Reproduce every line of the material below, but drop the pictures.

────────────────────────────────────────

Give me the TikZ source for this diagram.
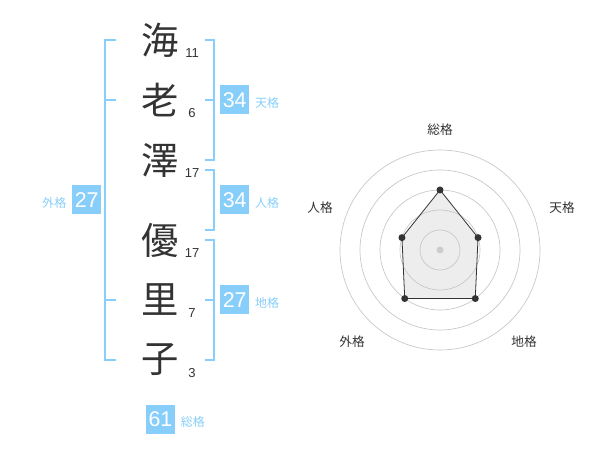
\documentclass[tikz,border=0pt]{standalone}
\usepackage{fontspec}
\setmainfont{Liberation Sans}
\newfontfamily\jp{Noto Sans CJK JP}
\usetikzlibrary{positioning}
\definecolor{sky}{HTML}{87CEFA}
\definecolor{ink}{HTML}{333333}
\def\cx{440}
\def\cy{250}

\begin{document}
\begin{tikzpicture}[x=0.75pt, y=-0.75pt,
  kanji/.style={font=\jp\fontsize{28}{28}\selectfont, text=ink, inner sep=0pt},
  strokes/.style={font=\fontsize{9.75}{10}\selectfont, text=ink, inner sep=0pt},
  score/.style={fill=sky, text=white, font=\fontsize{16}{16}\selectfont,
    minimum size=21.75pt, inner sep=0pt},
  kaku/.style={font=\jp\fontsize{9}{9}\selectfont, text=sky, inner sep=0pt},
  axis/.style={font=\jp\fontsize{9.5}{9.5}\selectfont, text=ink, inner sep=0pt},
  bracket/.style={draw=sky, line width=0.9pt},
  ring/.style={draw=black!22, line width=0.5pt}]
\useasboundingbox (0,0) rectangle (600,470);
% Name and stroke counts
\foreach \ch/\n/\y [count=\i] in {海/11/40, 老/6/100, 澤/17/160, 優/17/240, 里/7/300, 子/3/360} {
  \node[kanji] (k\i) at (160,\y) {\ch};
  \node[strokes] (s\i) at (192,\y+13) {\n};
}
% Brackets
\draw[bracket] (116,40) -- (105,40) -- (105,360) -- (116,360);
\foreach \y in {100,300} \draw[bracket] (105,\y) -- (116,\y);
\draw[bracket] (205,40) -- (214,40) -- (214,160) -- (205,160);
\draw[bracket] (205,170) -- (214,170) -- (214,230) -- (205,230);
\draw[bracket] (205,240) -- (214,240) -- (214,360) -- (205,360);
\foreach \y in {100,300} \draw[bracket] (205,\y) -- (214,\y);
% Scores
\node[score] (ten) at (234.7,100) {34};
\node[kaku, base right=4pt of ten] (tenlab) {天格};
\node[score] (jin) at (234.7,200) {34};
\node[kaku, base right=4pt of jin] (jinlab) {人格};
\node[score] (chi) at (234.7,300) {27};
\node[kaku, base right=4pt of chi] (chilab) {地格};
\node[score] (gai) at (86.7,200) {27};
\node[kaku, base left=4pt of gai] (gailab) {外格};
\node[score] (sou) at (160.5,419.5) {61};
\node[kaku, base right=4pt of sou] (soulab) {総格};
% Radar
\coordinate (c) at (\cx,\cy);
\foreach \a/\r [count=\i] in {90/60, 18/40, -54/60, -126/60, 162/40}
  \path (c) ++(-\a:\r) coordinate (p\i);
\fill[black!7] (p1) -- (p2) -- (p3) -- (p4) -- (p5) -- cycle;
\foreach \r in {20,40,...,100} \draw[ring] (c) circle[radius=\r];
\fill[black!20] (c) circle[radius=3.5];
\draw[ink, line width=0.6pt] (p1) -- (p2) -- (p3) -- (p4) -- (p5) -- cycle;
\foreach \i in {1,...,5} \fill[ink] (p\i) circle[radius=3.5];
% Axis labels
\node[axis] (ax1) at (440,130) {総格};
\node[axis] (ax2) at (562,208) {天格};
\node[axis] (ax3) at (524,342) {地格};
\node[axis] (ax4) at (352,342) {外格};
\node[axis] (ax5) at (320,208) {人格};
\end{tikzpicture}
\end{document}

────────────────────────────────────────

*Answer to this problem*.
Give me the TikZ source for this diagram.
\documentclass[tikz,border=0pt]{standalone}
\usepackage{fontspec}
\setmainfont{Liberation Sans}
\newfontfamily\jp{Noto Sans CJK JP}
\usetikzlibrary{positioning}
\definecolor{sky}{HTML}{87CEFA}
\definecolor{ink}{HTML}{333333}
\def\cx{440}
\def\cy{250}

\begin{document}
\begin{tikzpicture}[x=0.75pt, y=-0.75pt,
  kanji/.style={font=\jp\fontsize{28}{28}\selectfont, text=ink, inner sep=0pt},
  strokes/.style={font=\fontsize{9.75}{10}\selectfont, text=ink, inner sep=0pt},
  score/.style={fill=sky, text=white, font=\fontsize{16}{16}\selectfont,
    minimum size=21.75pt, inner sep=0pt},
  kaku/.style={font=\jp\fontsize{9}{9}\selectfont, text=sky, inner sep=0pt},
  axis/.style={font=\jp\fontsize{9.5}{9.5}\selectfont, text=ink, inner sep=0pt},
  bracket/.style={draw=sky, line width=0.9pt},
  ring/.style={draw=black!22, line width=0.5pt}]
\useasboundingbox (0,0) rectangle (600,470);
% Name and stroke counts
\foreach \ch/\n/\y [count=\i] in {海/11/40, 老/6/100, 澤/17/160, 優/17/240, 里/7/300, 子/3/360} {
  \node[kanji] (k\i) at (160,\y) {\ch};
  \node[strokes] (s\i) at (192,\y+13) {\n};
}
% Brackets
\draw[bracket] (116,40) -- (105,40) -- (105,360) -- (116,360);
\foreach \y in {100,300} \draw[bracket] (105,\y) -- (116,\y);
\draw[bracket] (205,40) -- (214,40) -- (214,160) -- (205,160);
\draw[bracket] (205,170) -- (214,170) -- (214,230) -- (205,230);
\draw[bracket] (205,240) -- (214,240) -- (214,360) -- (205,360);
\foreach \y in {100,300} \draw[bracket] (205,\y) -- (214,\y);
% Scores
\node[score] (ten) at (234.7,100) {34};
\node[kaku, base right=4pt of ten] (tenlab) {天格};
\node[score] (jin) at (234.7,200) {34};
\node[kaku, base right=4pt of jin] (jinlab) {人格};
\node[score] (chi) at (234.7,300) {27};
\node[kaku, base right=4pt of chi] (chilab) {地格};
\node[score] (gai) at (86.7,200) {27};
\node[kaku, base left=4pt of gai] (gailab) {外格};
\node[score] (sou) at (160.5,419.5) {61};
\node[kaku, base right=4pt of sou] (soulab) {総格};
% Radar
\coordinate (c) at (\cx,\cy);
\foreach \a/\r [count=\i] in {90/60, 18/40, -54/60, -126/60, 162/40}
  \path (c) ++(-\a:\r) coordinate (p\i);
\fill[black!7] (p1) -- (p2) -- (p3) -- (p4) -- (p5) -- cycle;
\foreach \r in {20,40,...,100} \draw[ring] (c) circle[radius=\r];
\fill[black!20] (c) circle[radius=3.5];
\draw[ink, line width=0.6pt] (p1) -- (p2) -- (p3) -- (p4) -- (p5) -- cycle;
\foreach \i in {1,...,5} \fill[ink] (p\i) circle[radius=3.5];
% Axis labels
\node[axis] (ax1) at (440,130) {総格};
\node[axis] (ax2) at (562,208) {天格};
\node[axis] (ax3) at (524,342) {地格};
\node[axis] (ax4) at (352,342) {外格};
\node[axis] (ax5) at (320,208) {人格};
\end{tikzpicture}
\end{document}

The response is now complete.